The Home City Ice Company's sales and profits grew each year. In 1928, the Home City Ice Company purchased an ice-making plant in Aurora, Indiana and expanded to serve Southeastern Indiana in addition to western Cincinnati.

The Home City Ice Company had a few commercial accounts during the early years of its history, but the majority of the company's business came from home deliveries. Before electric refrigerators were inexpensive and readily available, people kept their perishables in iceboxes. Large blocks of ice, usually cut from lakes and streams in the winter months, cooled the iceboxes. Ice companies such as Home City Ice printed books that allowed for ease of delivery and price breaks. Customers simply put these coupons on their icebox for the right amount of ice needed, letting the iceman deliver the correct amount of ice.

During the Great Depression, company growth remained fixed, but stockholders received yearly dividends. However, the metal rationings of World War II helped the Home City Ice Company's sales. Because the new metal refrigerators and freezers were scarce, people had to keep their old iceboxes, providing a steady market for the Home City Ice Company.

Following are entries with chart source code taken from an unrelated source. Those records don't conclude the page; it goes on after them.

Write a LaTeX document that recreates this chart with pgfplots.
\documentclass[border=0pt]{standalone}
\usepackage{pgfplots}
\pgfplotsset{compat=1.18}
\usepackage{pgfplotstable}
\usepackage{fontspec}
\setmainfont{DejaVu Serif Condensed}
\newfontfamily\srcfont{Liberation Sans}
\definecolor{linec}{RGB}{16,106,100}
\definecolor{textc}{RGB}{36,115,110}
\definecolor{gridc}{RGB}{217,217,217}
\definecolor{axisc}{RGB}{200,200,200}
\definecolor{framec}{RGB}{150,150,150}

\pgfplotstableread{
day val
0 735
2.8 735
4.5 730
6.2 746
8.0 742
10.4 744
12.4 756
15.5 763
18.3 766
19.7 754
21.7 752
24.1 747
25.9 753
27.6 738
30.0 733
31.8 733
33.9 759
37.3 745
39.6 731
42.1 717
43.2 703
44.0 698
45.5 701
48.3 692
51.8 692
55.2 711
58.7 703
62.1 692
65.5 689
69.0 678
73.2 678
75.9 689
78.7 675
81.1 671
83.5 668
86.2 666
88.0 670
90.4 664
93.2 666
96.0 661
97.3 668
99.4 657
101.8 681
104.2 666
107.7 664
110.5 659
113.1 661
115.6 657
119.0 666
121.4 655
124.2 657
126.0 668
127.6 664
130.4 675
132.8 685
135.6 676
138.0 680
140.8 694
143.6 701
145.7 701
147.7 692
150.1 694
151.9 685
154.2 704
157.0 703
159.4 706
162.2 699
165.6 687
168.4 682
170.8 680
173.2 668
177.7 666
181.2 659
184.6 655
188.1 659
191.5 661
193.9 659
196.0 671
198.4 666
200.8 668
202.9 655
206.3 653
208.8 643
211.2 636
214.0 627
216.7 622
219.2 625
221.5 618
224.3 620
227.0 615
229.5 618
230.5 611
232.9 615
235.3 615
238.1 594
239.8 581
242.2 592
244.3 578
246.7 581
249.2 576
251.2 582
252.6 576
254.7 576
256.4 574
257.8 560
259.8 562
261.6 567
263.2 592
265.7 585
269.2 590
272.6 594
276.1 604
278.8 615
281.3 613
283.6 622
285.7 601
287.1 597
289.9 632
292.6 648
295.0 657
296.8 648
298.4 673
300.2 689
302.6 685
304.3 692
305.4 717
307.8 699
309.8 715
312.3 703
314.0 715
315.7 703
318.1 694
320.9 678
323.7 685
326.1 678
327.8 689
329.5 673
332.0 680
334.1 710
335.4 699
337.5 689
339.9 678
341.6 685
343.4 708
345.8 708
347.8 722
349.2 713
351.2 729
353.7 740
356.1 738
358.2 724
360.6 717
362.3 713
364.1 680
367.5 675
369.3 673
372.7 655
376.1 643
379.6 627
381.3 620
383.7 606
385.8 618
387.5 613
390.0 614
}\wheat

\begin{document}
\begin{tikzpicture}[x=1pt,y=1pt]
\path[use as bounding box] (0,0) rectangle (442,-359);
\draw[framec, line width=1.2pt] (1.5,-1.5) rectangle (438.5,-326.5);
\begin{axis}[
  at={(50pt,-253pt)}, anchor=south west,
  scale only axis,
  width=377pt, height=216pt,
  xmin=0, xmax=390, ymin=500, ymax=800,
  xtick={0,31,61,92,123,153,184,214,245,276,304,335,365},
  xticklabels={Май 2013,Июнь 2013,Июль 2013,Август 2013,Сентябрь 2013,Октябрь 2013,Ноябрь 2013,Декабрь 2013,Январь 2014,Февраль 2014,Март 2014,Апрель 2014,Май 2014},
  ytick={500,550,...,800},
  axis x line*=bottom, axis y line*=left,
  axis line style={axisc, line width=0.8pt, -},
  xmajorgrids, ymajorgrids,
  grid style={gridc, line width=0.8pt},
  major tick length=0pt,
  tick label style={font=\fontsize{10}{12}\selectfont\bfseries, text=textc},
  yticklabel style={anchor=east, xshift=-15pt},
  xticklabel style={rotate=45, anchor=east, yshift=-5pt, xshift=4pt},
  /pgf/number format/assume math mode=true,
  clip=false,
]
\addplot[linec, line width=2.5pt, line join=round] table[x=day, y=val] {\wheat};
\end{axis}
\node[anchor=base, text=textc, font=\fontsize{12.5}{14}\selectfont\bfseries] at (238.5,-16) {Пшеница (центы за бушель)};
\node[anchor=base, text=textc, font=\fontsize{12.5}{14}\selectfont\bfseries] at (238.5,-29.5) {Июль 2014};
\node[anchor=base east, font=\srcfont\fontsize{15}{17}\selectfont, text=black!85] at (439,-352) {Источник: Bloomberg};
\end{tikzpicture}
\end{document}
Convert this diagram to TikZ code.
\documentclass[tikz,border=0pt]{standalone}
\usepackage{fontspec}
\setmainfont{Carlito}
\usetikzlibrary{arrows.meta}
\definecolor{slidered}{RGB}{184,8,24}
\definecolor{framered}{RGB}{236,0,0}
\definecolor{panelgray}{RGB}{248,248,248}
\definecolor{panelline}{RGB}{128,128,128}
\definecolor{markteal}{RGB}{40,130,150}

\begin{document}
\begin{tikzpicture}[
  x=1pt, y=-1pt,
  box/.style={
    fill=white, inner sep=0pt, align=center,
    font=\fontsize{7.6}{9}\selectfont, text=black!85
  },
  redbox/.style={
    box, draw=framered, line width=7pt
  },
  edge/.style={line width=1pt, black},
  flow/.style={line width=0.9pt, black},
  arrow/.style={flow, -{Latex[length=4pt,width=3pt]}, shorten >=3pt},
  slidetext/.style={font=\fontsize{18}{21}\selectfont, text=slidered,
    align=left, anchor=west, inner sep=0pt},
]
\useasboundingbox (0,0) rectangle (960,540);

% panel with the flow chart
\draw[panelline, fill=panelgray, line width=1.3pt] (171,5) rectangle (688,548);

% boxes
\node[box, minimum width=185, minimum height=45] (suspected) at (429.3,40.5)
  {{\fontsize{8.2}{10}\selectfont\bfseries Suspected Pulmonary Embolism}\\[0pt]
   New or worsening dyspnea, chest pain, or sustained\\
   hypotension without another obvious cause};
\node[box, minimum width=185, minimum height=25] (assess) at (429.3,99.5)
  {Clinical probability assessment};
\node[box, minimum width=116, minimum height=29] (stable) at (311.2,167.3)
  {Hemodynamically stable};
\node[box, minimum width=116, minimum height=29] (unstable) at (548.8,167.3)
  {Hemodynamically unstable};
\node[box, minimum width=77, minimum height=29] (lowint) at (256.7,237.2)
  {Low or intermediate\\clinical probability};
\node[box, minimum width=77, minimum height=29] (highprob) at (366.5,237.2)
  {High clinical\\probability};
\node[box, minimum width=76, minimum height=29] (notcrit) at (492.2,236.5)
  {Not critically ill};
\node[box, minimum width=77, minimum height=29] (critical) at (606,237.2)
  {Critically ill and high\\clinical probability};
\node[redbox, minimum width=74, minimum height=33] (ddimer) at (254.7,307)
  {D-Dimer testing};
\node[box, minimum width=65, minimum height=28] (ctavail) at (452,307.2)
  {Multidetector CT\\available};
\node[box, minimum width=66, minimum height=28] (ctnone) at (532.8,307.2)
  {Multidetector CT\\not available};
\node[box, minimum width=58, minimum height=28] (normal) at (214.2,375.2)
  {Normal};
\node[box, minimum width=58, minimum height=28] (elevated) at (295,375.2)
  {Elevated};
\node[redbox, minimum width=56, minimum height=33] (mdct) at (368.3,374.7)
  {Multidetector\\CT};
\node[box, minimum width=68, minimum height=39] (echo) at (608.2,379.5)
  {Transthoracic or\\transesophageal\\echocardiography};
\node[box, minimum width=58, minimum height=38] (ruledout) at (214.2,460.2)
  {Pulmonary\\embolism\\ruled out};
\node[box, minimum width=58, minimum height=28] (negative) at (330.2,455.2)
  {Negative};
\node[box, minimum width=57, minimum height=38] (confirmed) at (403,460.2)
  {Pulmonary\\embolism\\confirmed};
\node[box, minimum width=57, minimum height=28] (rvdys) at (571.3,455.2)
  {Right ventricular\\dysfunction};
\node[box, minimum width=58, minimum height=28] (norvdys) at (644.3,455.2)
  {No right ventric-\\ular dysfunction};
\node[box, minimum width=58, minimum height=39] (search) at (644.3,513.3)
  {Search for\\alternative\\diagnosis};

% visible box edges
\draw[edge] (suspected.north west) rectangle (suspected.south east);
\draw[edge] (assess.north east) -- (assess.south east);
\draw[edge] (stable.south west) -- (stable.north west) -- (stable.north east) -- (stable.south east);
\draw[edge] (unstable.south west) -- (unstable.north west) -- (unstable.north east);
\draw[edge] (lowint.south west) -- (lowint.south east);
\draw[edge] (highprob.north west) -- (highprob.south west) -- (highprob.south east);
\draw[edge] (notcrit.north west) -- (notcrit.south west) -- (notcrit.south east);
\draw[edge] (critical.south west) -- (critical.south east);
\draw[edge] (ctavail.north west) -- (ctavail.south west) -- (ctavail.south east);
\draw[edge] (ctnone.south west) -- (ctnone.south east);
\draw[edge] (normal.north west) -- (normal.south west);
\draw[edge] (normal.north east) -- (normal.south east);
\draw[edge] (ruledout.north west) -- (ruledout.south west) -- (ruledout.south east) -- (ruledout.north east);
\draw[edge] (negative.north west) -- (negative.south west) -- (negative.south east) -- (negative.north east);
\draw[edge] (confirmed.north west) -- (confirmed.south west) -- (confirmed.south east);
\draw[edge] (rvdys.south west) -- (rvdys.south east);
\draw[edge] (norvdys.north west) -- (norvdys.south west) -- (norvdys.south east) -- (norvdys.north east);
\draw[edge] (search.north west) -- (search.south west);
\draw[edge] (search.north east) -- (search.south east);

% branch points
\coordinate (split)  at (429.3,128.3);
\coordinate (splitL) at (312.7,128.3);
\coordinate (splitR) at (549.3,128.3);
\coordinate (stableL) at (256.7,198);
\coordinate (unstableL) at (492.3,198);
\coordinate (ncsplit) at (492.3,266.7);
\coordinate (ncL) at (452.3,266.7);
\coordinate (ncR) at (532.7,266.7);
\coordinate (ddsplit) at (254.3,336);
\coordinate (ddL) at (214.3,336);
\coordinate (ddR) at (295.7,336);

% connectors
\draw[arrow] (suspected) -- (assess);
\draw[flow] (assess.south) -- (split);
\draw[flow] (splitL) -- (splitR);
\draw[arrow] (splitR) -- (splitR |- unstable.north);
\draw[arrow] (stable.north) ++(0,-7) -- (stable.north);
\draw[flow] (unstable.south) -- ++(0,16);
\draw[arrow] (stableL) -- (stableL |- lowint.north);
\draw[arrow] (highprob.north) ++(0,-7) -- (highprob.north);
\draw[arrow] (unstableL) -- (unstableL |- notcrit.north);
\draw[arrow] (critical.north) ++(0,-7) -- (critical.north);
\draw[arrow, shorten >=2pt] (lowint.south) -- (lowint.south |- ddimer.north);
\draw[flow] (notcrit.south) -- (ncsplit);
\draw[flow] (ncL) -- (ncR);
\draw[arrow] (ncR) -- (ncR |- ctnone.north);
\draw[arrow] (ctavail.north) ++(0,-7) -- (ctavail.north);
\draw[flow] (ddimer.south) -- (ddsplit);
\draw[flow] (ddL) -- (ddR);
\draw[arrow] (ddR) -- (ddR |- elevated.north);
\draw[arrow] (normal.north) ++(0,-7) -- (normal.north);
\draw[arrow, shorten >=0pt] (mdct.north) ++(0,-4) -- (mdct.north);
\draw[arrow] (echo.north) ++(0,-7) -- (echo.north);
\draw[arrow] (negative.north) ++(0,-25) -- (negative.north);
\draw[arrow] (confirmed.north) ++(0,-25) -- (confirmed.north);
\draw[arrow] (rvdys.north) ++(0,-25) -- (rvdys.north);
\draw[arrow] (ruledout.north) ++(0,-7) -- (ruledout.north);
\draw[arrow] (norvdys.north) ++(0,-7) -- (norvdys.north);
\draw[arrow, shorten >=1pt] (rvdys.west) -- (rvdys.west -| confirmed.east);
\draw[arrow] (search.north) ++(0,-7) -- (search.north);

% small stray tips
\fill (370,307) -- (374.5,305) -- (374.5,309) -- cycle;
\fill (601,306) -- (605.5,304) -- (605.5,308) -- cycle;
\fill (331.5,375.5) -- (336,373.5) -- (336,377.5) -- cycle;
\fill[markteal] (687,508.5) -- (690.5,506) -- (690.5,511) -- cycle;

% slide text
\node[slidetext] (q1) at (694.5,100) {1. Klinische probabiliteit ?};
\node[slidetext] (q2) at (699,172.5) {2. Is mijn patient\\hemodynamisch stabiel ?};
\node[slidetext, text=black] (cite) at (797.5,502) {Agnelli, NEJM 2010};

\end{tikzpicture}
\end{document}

After the war, consumers began to buy the new electric refrigerators, causing the Home City Ice Company's home delivery sales to slowly decline. By 1953, the home delivery market had disappeared completely. Home City Ice relied on its commercial accounts to gain profits. A boost in sales came with the invention of the coin-operated ice-dispensing machine, which the Home City Ice Company placed in areas outside of its traditional market during the late 1950s and early 1960s.